INFORMATION PROVIDED:
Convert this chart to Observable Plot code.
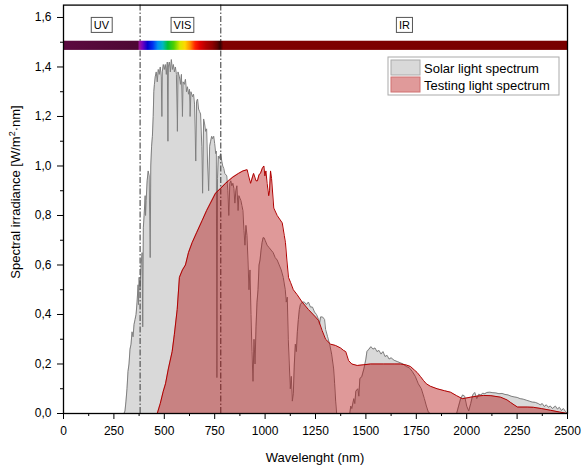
<!DOCTYPE html>
<html>
<head>
<meta charset="utf-8">
<script src="https://cdn.jsdelivr.net/npm/d3@7"></script>
<script src="https://cdn.jsdelivr.net/npm/@observablehq/plot@0.6"></script>
<style>
  html, body { margin: 0; padding: 0; background: #fff; }
  #chart { width: 584px; height: 470px; position: relative; }
</style>
</head>
<body>
<div id="chart"></div>
<script>
// ---- Data ----
const solarNm = [280,300,305,310,315,320,325,330,335,340,345,350,355,360,365,370,372,375,380,385,390,393,396,400,405,407,410,415,420,425,430,433,437,441,445,448,451,455,460,465,470,475,480,485,488,490,495,500,505,510,515,518,520,525,530,535,540,545,550,555,560,565,568,575,580,585,590,593,600,605,610,615,620,625,628,632,640,645,650,656,660,665,670,675,680,686,690,695,700,705,710,715,720,725,730,735,740,745,750,755,758,761,764,768,772,780,785,790,795,800,810,815,820,825,830,835,840,845,850,855,860,866,870,875,880,885,890,895,900,905,910,915,920,925,930,935,940,945,950,955,960,965,970,975,980,985,990,995,1000,1010,1020,1030,1040,1050,1060,1070,1080,1090,1100,1105,1110,1115,1120,1125,1130,1135,1140,1145,1150,1155,1160,1165,1170,1175,1185,1195,1205,1215,1225,1235,1245,1255,1265,1270,1275,1285,1295,1300,1310,1320,1330,1340,1345,1350,1355,1420,1425,1430,1440,1445,1450,1460,1465,1470,1480,1490,1500,1505,1515,1525,1535,1545,1555,1565,1575,1585,1595,1605,1615,1625,1640,1655,1670,1685,1700,1715,1730,1745,1760,1775,1790,1800,1810,1820,1950,1960,1970,1980,1990,2000,2010,2020,2030,2040,2050,2060,2070,2080,2090,2100,2115,2130,2145,2160,2175,2190,2205,2220,2235,2250,2265,2280,2295,2310,2325,2340,2355,2365,2375,2385,2395,2405,2415,2425,2440,2450,2460,2470,2480,2490,2500];
const solarVal = [0,0,0.01,0.05,0.1,0.17,0.2,0.26,0.28,0.33,0.31,0.36,0.38,0.4,0.45,0.52,0.44,0.55,0.5,0.6,0.65,0.35,0.75,0.8,0.88,0.8,0.86,0.94,0.98,0.96,0.63,1.0,1.08,1.12,1.2,1.3,1.33,1.36,1.38,1.34,1.39,1.37,1.40,1.36,1.2,1.38,1.41,1.39,1.41,1.37,1.42,1.10,1.40,1.42,1.38,1.43,1.39,1.41,1.38,1.40,1.37,1.14,1.38,1.36,1.33,1.37,1.2,1.34,1.33,1.35,1.30,1.32,1.29,1.31,1.2,1.30,1.28,1.29,1.25,1.02,1.26,1.27,1.23,1.22,1.21,1.08,0.89,1.19,1.17,1.14,1.15,1.0,0.9,1.08,1.10,1.12,1.11,1.12,1.09,1.05,1.06,0.145,0.95,1.04,1.03,1.05,1.02,1.0,0.99,0.97,0.96,0.9,0.8,0.93,0.94,0.92,0.93,0.91,0.85,0.9,0.92,0.82,0.88,0.87,0.86,0.84,0.82,0.74,0.68,0.76,0.72,0.62,0.5,0.58,0.4,0.25,0.13,0.3,0.2,0.35,0.45,0.5,0.6,0.62,0.66,0.69,0.71,0.71,0.70,0.68,0.67,0.66,0.65,0.63,0.62,0.60,0.58,0.55,0.5,0.45,0.47,0.3,0.2,0.1,0.15,0.05,0.08,0.2,0.28,0.25,0.33,0.38,0.42,0.44,0.45,0.45,0.44,0.45,0.43,0.43,0.41,0.40,0.38,0.36,0.39,0.39,0.38,0.34,0.31,0.28,0.24,0.18,0.12,0.05,0,0,0.03,0.02,0.06,0.04,0.09,0.1,0.07,0.14,0.15,0.18,0.22,0.25,0.26,0.27,0.26,0.265,0.25,0.255,0.24,0.25,0.23,0.235,0.22,0.225,0.215,0.21,0.205,0.2,0.19,0.185,0.17,0.15,0.12,0.1,0.06,0.03,0.005,0,0,0.03,0.06,0.075,0.07,0.03,0.01,0.04,0.075,0.085,0.06,0.078,0.075,0.082,0.08,0.085,0.086,0.084,0.083,0.08,0.081,0.077,0.075,0.07,0.067,0.065,0.06,0.058,0.054,0.05,0.046,0.045,0.04,0.035,0.04,0.028,0.035,0.025,0.03,0.02,0.03,0.018,0.025,0.012,0.02,0.008,0];

const testNm = [465,480,495,506,520,539,550,564,575,590,605,620,638,660,688,710,729,754,780,804,818,840,868,890,911,918,928,943,955,962,970,977,986,994,999,1004,1010,1018,1022,1027,1032,1043,1060,1085,1095,1101,1108,1116,1126,1140,1159,1184,1215,1250,1266,1283,1300,1325,1349,1374,1389,1400,1414,1430,1457,1490,1523,1588,1640,1672,1700,1721,1740,1754,1770,1786,1800,1820,1853,1890,1920,1950,1978,1994,2020,2050,2083,2120,2168,2200,2217,2235,2252,2300,2331,2370,2416,2460,2500];
const testVal = [0,0.04,0.09,0.12,0.18,0.25,0.32,0.42,0.55,0.58,0.6,0.65,0.69,0.73,0.78,0.82,0.85,0.89,0.91,0.93,0.94,0.955,0.97,0.98,0.985,0.96,0.93,0.97,0.94,0.94,0.965,0.97,0.99,1.0,0.96,0.98,0.93,0.88,0.9,0.98,0.95,0.83,0.8,0.77,0.72,0.69,0.62,0.55,0.53,0.5,0.48,0.45,0.42,0.39,0.375,0.335,0.3,0.28,0.275,0.265,0.255,0.25,0.214,0.2,0.194,0.197,0.2,0.2,0.2,0.2,0.196,0.19,0.176,0.166,0.15,0.133,0.12,0.11,0.1,0.092,0.086,0.072,0.06,0.062,0.066,0.07,0.073,0.072,0.066,0.055,0.045,0.035,0.026,0.026,0.025,0.02,0.013,0.006,0];

const xTicks = [0,250,500,750,1000,1250,1500,1750,2000,2250,2500];
const xMinorTicks = [125,375,625,875,1125,1375,1625,1875,2125,2375];
const yTicks = [0,0.2,0.4,0.6,0.8,1.0,1.2,1.4,1.6];
const yMinorTicks = [0.1,0.3,0.5,0.7,0.9,1.1,1.3,1.5];

const bandEdges = [380, 780];
const bandNames = ["UV", "VIS", "IR"];
const bandCenters = [188, 590, 1691];

const specStopNm = [0,370,380,395,420,445,470,495,520,550,580,605,630,655,680,710,740,765,780,795,2500];
const specStopColor = ["#5c0a40","#4e0834","#9a10a0","#7000c0","#0000cc","#0030f0","#0090f0","#00b8c0","#00c030","#50d000","#d8e800","#ffd800","#ff9000","#ff2000","#e00000","#b00000","#900000","#600000","#300000","#800000","#780000"];

const legendLabels = ["Solar light spectrum", "Testing light spectrum"];

// ---- Build tables ----
const solar = solarNm.map((nm, i) => ({nm, v: solarVal[i]}));
const testing = testNm.map((nm, i) => ({nm, v: testVal[i]}));
const bands = bandNames.map((name, i) => ({name, nm: bandCenters[i], y: 1.568}));
const fmt = d => d.toFixed(1).replace(".", ",");

const font = "'Liberation Sans', Arial, sans-serif";

const chart = Plot.plot({
  width: 584,
  height: 470,
  marginLeft: 63,
  marginRight: 17,
  marginTop: 4.6,
  marginBottom: 57,
  x: {domain: [0, 2500]},
  y: {domain: [0, 1.65]},
  style: {fontFamily: font, fontSize: "12px", color: "#000", background: "#fff"},
  marks: [
    Plot.areaY(solar, {x: "nm", y: "v", fill: "#d9d9d9", curve: "linear"}),
    Plot.lineY(solar, {x: "nm", y: "v", stroke: "#7f7f7f", strokeWidth: 1}),
    Plot.ruleX(bandEdges, {stroke: "#555", strokeWidth: 1.2, strokeDasharray: "6,2,1.5,2"}),
    Plot.areaY(testing, {x: "nm", y: "v", fill: "#b00000", fillOpacity: 0.4}),
    Plot.lineY(testing, {x: "nm", y: "v", stroke: "#b00000", strokeWidth: 1}),
    Plot.rect([{x1: 0, x2: 2500, y1: 1.467, y2: 1.504}], {x1: "x1", x2: "x2", y1: "y1", y2: "y2", fill: "url(#specgrad)"}),
    Plot.text(bands, {x: "nm", y: "y", text: "name", fontSize: 11}),
    Plot.frame({stroke: "#000", strokeWidth: 1.3}),
    Plot.axisX({ticks: xTicks, tickSize: 6, tickPadding: 7, tickFormat: d => String(d), label: null, fontSize: 12}),
    Plot.axisX({ticks: xMinorTicks, tickSize: 3, tickFormat: () => "", label: null}),
    Plot.axisY({ticks: yTicks, tickSize: 6, tickPadding: 6, tickFormat: fmt, label: null, fontSize: 12}),
    Plot.axisY({ticks: yMinorTicks, tickSize: 3, tickFormat: () => "", label: null})
  ]
});

document.getElementById("chart").appendChild(chart);
const svg = d3.select(chart);

// gradient for the spectrum bar
const defs = svg.insert("defs", ":first-child");
const grad = defs.append("linearGradient").attr("id", "specgrad")
  .attr("x1", "0").attr("x2", "1").attr("y1", "0").attr("y2", "0");
specStopNm.forEach((nm, i) => {
  grad.append("stop").attr("offset", nm / 2500).attr("stop-color", specStopColor[i]);
});

// boxes around band labels
const boxG = svg.append("g").attr("fill", "none").attr("stroke", "#555").attr("stroke-width", 1);
svg.selectAll("text").each(function() {
  const t = this.textContent;
  if (!bandNames.includes(t)) return;
  const b = this.getBBox();
  const m = this.getCTM();
  const sm = chart.getCTM();
  const dx = m && sm ? m.e - sm.e : 0;
  const dy = m && sm ? m.f - sm.f : 0;
  boxG.append("rect")
    .attr("x", b.x + dx - 2.5).attr("y", b.y + dy - 1.5)
    .attr("width", b.width + 5).attr("height", b.height + 3);
});

// axis titles
svg.append("text").attr("x", 315).attr("y", 462).attr("text-anchor", "middle")
  .attr("font-family", font).attr("font-size", 13).attr("fill", "#000")
  .text("Wavelenght (nm)");
const yt = svg.append("text").attr("transform", "translate(20,192) rotate(-90)")
  .attr("text-anchor", "middle").attr("font-family", font).attr("font-size", 13).attr("fill", "#000");
yt.append("tspan").text("Spectral irradiance [W/m");
yt.append("tspan").attr("dy", -5).attr("font-size", 9).text("2");
yt.append("tspan").attr("dy", 5).text("·nm]");

// legend (inside plot area, top right)
const lg = svg.append("g").attr("font-family", font).attr("font-size", 13).attr("text-anchor", "start");
lg.append("rect").attr("x", 388).attr("y", 57).attr("width", 171).attr("height", 38)
  .attr("fill", "#fff").attr("stroke", "#aaa").attr("stroke-width", 1);
const swFill = ["#d9d9d9", "#e09a9a"];
const swStroke = ["#aaa", "#d07070"];
legendLabels.forEach((lab, i) => {
  lg.append("rect").attr("x", 391).attr("y", 60 + i * 17).attr("width", 29).attr("height", 15)
    .attr("fill", swFill[i]).attr("stroke", swStroke[i]).attr("stroke-width", 1);
  lg.append("text").attr("x", 424).attr("y", 72.5 + i * 17).attr("fill", "#000")
    .attr("text-anchor", "start").text(lab);
});
</script>
</body>
</html>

WHAT TO DO: Of the lines above, copy each that contains "chart".

FULL SOLUTION:
Convert this chart to Observable Plot code.
  #chart { width: 584px; height: 470px; position: relative; }
<div id="chart"></div>
const chart = Plot.plot({
document.getElementById("chart").appendChild(chart);
const svg = d3.select(chart);
  const sm = chart.getCTM();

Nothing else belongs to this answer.